You should ask people, especially those close to you, “How are you?” Its a really tough question for anyone to answer and at the same time it holds lots of issues for the asking. Most the time you get, “fine, how are you?” Or maybe a “note to bad, but things could be better.” That middle ground answer is tough because how you respond is now in question. Do you stop and reply, “is there anything I could help with” Or just a, “hope things improve” and keep walking?
And then there is the cry for help. When you ask “how are you” and the reply ranges from “horrible”, “life sucks or is over or I can’t cope with it”, “my (parents, job, spouse, boss, kids, other drivers) are crazy”, “I’m sick and I have this illness” or “someone close is sick”. Those separate us all. I’ve responded to these in many ways. I try to think that I’m a compassionate person, more so than most I hope. But I have regrets about some of my reactions as we all have had.
Sometimes I’ve misread the next reply as its private and they don’t want to talk, when in reality they have wanted to. Sometimes its my own uncomfortable position that mutes my reply. Most of the time I believe I do the right thing. Like listening to people. Like helping offer solutions or ideas. Sometimes helping them refocus or weigh whats bothering them with a more objective scale. It could be putting a few dollars in their hands.

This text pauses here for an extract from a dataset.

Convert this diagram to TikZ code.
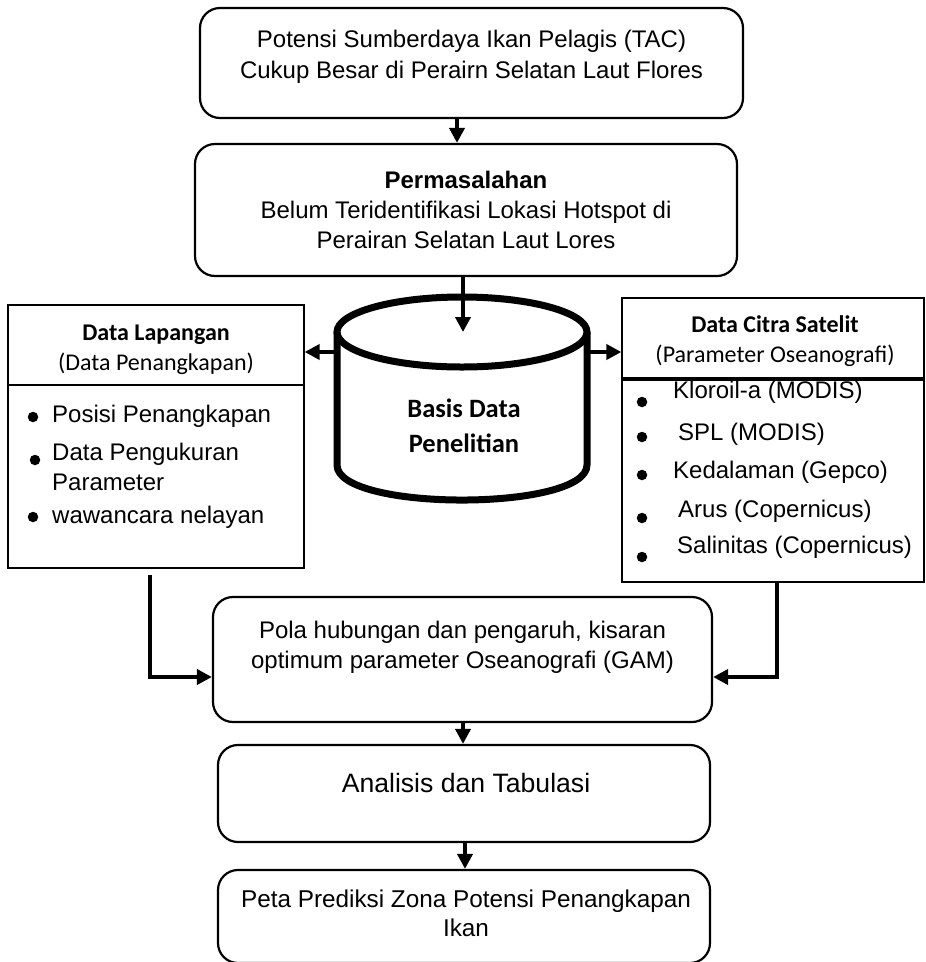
\documentclass[tikz,border=0pt]{standalone}
\usepackage{fontspec}
\setmainfont{Liberation Sans}
\newfontfamily\calib{Carlito}
\usetikzlibrary{arrows.meta}

\tikzset{
  rbox/.style={draw, line width=2.2pt, rounded corners=20pt, inner sep=0pt},
  sbox/.style={draw, line width=1.3pt, inner sep=0pt},
  conn/.style={line width=4pt, -{Triangle[length=15pt,width=15pt]}},
  txt/.style={inner sep=0pt, anchor=base, font=\fontsize{24}{28}\selectfont},
  ltxt/.style={txt, anchor=base west},
  head/.style={inner sep=0pt, anchor=base, font=\calib\fontsize{24}{28}\selectfont},
  dot/.style={circle, fill, inner sep=0pt, minimum size=10.5pt},
}

\begin{document}
\begin{tikzpicture}[x=1pt, y=-1pt]
\useasboundingbox (0,0) rectangle (926,962);

% main flow boxes
\node[rbox, minimum width=543pt, minimum height=110pt] (b1) at (471.5,63) {};
\node[txt] (t1a) at (471.5,47) {Potensi Sumberdaya Ikan Pelagis (TAC)};
\node[txt] (t1b) at (471.5,78) {Cukup Besar di Perairn Selatan Laut Flores};

\node[rbox, minimum width=542pt, minimum height=132pt] (b2) at (466,210) {};
\node[txt, font=\bfseries\fontsize{24}{28}\selectfont] (t2a) at (466,188) {Permasalahan};
\node[txt] (t2b) at (466,218) {Belum Teridentifikasi Lokasi Hotspot di};
\node[txt] (t2c) at (466,248) {Perairan Selatan Laut Lores};

% database cylinder
\node[minimum width=251pt, minimum height=203pt, inner sep=0pt] (db) at (462,398.5) {};
\coordinate (dbtop) at (463,332);
\draw[line width=7pt] (337,332) -- (337,465)
  .. controls (337,511.7) and (587,511.7) .. (587,465) -- (587,332);
\draw[line width=7pt] (462,332) ellipse [x radius=125, y radius=35];
\node[head, font=\calib\bfseries\fontsize{26.5}{30}\selectfont] (dbt1) at (464,417) {Basis Data};
\node[head, font=\calib\bfseries\fontsize{26.5}{30}\selectfont] (dbt2) at (464,452) {Penelitian};

% field data box
\node[sbox, minimum width=296pt, minimum height=263pt] (L) at (156,436.5) {};
\draw[line width=1.3pt] (L.west |- 0,385) -- (L.east |- 0,385);
\node[head, font=\calib\bfseries\fontsize{24}{28}\selectfont] (lh1) at (156,340) {Data Lapangan};
\node[head] (lh2) at (156,370) {(Data Penangkapan)};
\node[dot] (ld1) at (33,417) {};
\node[ltxt] (lt1) at (52,422) {Posisi Penangkapan};
\node[dot] (ld2) at (35,460) {};
\node[ltxt] (lt2) at (52,460) {Data Pengukuran};
\node[ltxt] (lt3) at (52,490) {Parameter};
\node[dot] (ld3) at (33,517) {};
\node[ltxt] (lt4) at (52,523) {wawancara nelayan};

% satellite data boxes
\node[sbox, minimum width=302pt, minimum height=80pt] (Rh) at (773,338) {};
\node[sbox, minimum width=302pt, minimum height=202pt] (Rb) at (773,481) {};
\node[head, font=\calib\bfseries\fontsize{24}{28}\selectfont] (rh1) at (775,332) {Data Citra Satelit};
\node[head] (rh2) at (775,362) {(Parameter Oseanografi)};
\node[dot] (rd1) at (642,402) {};
\node[ltxt] (rt1) at (673,398.5) {Kloroil-a (MODIS)};
\node[dot] (rd2) at (642,437) {};
\node[ltxt] (rt2) at (678,440) {SPL (MODIS)};
\node[dot] (rd3) at (642,475) {};
\node[ltxt] (rt3) at (673,478) {Kedalaman (Gepco)};
\node[dot] (rd4) at (642,518) {};
\node[ltxt] (rt4) at (678,517) {Arus (Copernicus)};
\node[dot] (rd5) at (642,557) {};
\node[ltxt] (rt5) at (677,553) {Salinitas (Copernicus)};

% analysis boxes
\node[rbox, minimum width=499pt, minimum height=125pt] (b3) at (462.5,659.5) {};
\node[txt] (t3a) at (462.5,638) {Pola hubungan dan pengaruh, kisaran};
\node[txt] (t3b) at (462.5,668) {optimum parameter Oseanografi (GAM)};

\node[rbox, minimum width=492pt, minimum height=97pt] (b4) at (464,793.5) {};
\node[txt, font=\fontsize{26.6}{30}\selectfont] (t4) at (466,792) {Analisis dan Tabulasi};

\node[rbox, minimum width=492pt, minimum height=93pt] (b5) at (464,916.5) {};
\node[txt, font=\fontsize{24.3}{28}\selectfont] (t5a) at (466,907) {Peta Prediksi Zona Potensi Penangkapan};
\node[txt, font=\fontsize{24.3}{28}\selectfont] (t5b) at (466,936) {Ikan};

% connector columns and rows
\coordinate (c1) at (457,0);
\coordinate (c3) at (463,0);
\coordinate (c4) at (465,0);
\coordinate (ra) at (0,352);
\coordinate (rh) at (0,677);
\coordinate (lstart) at (150,575);
\coordinate (cr) at (777,0);

% connectors
\draw[conn] (b1.south -| c1) -- (b2.north -| c1);
\draw[conn] (b2.south -| dbtop) -- (dbtop);
\draw[conn] (db.west |- ra) -- (L.east |- ra);
\draw[conn] (db.east |- ra) -- (Rh.west |- ra);
\draw[conn] (lstart) |- (b3.west |- rh);
\draw[conn] (Rb.south -| cr) |- (b3.east |- rh);
\draw[conn] (b3.south -| c3) -- (b4.north -| c3);
\draw[conn] (b4.south -| c4) -- (b5.north -| c4);
\end{tikzpicture}
\end{document}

I know I can’t save the world, or at least that is what the head of HR told me as a manager a long time ago when I had the complex that everyone was good and that I could turn them around if they weren’t good. For people whose life is constant drama because of the decisions they make, are not going to drag me into a mess. I wish them the best. I will even help if I can. But it gets lower on the priority list.
But when it’s not those people and those genuine souls that need assistance, what to do. And it’s not even that. The decision to help or not can go both ways for the closest friends and family to total strangers. That time I stopped at 3am to ask a couple of bikers sporting colors, stopped on a country road, if they need help, hoping they are nice guys. And they were, I think I surprised them by just stopping my car and asking if they were ok or needed help.
Hell, it doesn’t take much to ask a stranger that. Especially when you see people struggling. I’ve learned that in just passing people in the streets or in day-to-day life that a simple smile can turn around someones day. It has mine. Sometime just a few minutes listening to someone explain how tired they are or what the kids did can make a difference.
Sometimes its going to be an ongoing commitment when you ask that question. Things like illnesses. Or deep financial issues. Or loves that are lost. Things that one conversation don’t turn around. But that first step is a simple “Hey, how are you?”
Random Thoughts of the Day
I had two or three good random thoughts and then I heard the refrigerator calling me and by the time I got back downstairs they were gone.
Brown sugar and Old Bay on Grilled salmon. I can eat that all day.
I hope I don’t realize the importance of sleep too late in life.
Help someone feel loved each day. Even if its yourself.
I bet if I did these when I wasn’t so tired, they would probably make sense.